AARP is another brand that prefers to keep its community onsite. The company recently revamped its extensive community, which has about 1 million registered users. About 20 to 30 percent of those users are active in any given month, essentially becoming "content contributors," said Nataki Clarke, AARP's vice president of digital marketing.
These types of dedicated communities often sprout around niche audiences, such as Automobile magazine or the arts and crafts publisher Interweave. Elsevier's Public Safety group — which targets professionals in fire, rescue, EMS and law enforcement ― features dedicated communities in addition to integrating other social media sites, said Dave Iannone, CEO of Go Forward Media, which oversees e-media efforts in the group.
Iannone said dedicated social networks can be worthwhile in some industries in which people actively ask questions and have discussions around specific topics. Visitors on JEMS Connect, the EMS social network for JEMS.com, are active and engaged, browsing anywhere between four and 20 pages at a time, he said. JEMS.com gets 15 to 20 percent of pageviews from the JEMS Connect network, 10 percent from Facebook, and a few more percentage points from Twitter.
"All the social media, but especially the dedicated social media experience, is a 24/7 trade show," Iannone described it.
The good thing about the Web, he said, is that it's easy to test community-building across a variety of networks and gauge how the audience reacts, without breaking the bank.
Dedicated communities, however, can be a different story from an investment standpoint. Iannone has set up JEMS Connect and others through Ning, which provides a social networking site for $50 a month.

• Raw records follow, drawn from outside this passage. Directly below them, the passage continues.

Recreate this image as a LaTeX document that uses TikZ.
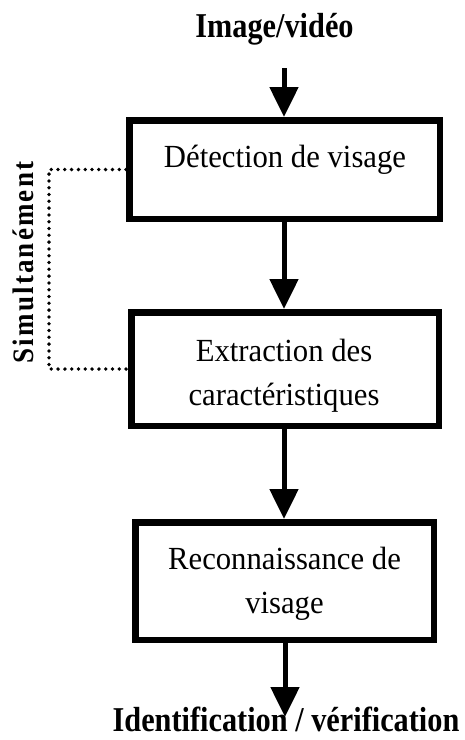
\documentclass[tikz,border=0pt]{standalone}
\usepackage{graphicx}
\usepackage{fontspec}
\setmainfont{Liberation Serif}
\newfontfamily\spacedserif[LetterSpace=8]{Liberation Serif}
\usetikzlibrary{arrows.meta}

% tall, slightly narrow type
\newcommand\tallreg[1]{\scalebox{1}[1.05]{#1}}
\newcommand\tallbold[1]{\scalebox{1}[1.15]{#1}}

\begin{document}
\begin{tikzpicture}[x=1pt,y=-1pt,
  stagebox/.style={draw, line width=6.5pt, inner sep=0pt},
  stagetext/.style={anchor=base, inner sep=0pt, align=center,
    font=\fontsize{30.7}{44}\selectfont},
  endtext/.style={anchor=base, inner sep=0pt,
    font=\bfseries\fontsize{30.3}{36}\selectfont},
  flow/.style={line width=5pt, -{Triangle[width=28pt,length=30pt]}},
  link/.style={line width=3.8pt, line cap=round, dash pattern=on 0pt off 6.8pt}]
\useasboundingbox (0,0) rectangle (465,740);

% processing stages
\node[stagebox, minimum width=310.5pt, minimum height=98.5pt] (det) at (284.5,169.5) {};
\node[stagebox, minimum width=307.5pt, minimum height=113.5pt] (ext) at (285,369) {};
\node[stagebox, minimum width=298.5pt, minimum height=117.5pt] (rec) at (284.5,581) {};

\node[stagetext] (dettext) at (285,167) {\tallreg{Détection de visage}};
\node[stagetext] (exttext) at (284,405) {\tallreg{Extraction des}\\\tallreg{caractéristiques}};
\node[stagetext] (rectext) at (284.5,613) {\tallreg{Reconnaissance de}\\\tallreg{visage}};

% input and output labels
\node[endtext] (input) at (274.5,37) {\tallbold{Image/vidéo}};
\node[endtext] (output) at (286,731) {\tallbold{Identification / vérification}};

% side note on the simultaneous stages
\node[rotate=90, anchor=base, inner sep=0pt,
  font=\spacedserif\bfseries\fontsize{27}{30}\selectfont] (simul) at (33,262.5)
  {\scalebox{1}[1.1]{Simultanément}};

% main flow
\coordinate (src) at (284,68);
\coordinate (sink) at (285,717);
\draw[flow] (src) -- (src |- det.north);
\draw[flow] (det.south -| src) -- (src |- ext.north);
\draw[flow] (ext.south -| src) -- (src |- rec.north);
\draw[flow] (rec.south -| sink) -- (sink);

% dotted bracket joining the first two stages
\draw[link] (det.west) -- ++(-77,0) |- (ext.west);
\end{tikzpicture}
\end{document}
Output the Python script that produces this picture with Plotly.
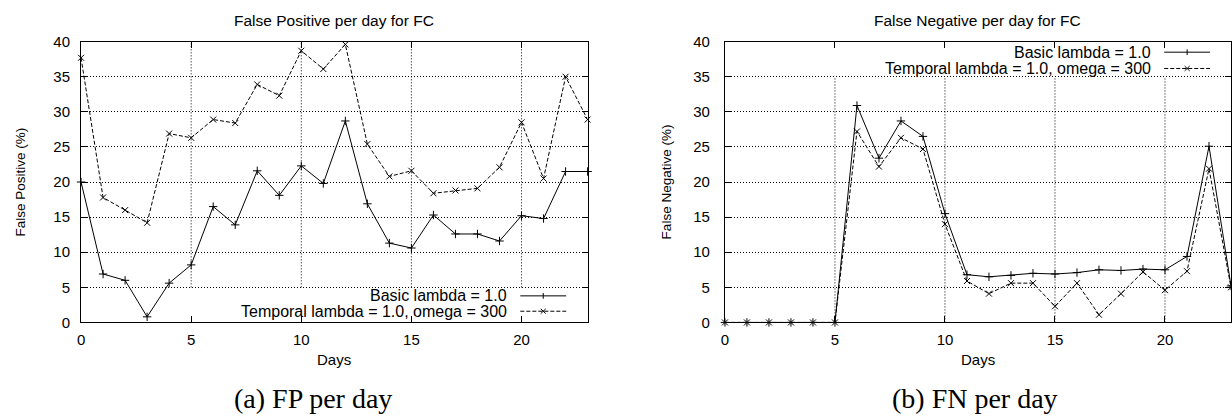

Staff resources also have to be considered, though Iannone said a community doesn't necessarily require a dedicated manager. “Someone’s still the guru, but it doesn’t have to be their full-time job," he said.
In a world where users don't just go to homepages, Iannone is a proponent of trying out many social networks. “Unless you’re in some very niche professional market that’s not into the Web, you really have to put your brand wherever your audience is," Iannone said. "That’s not one place anymore.”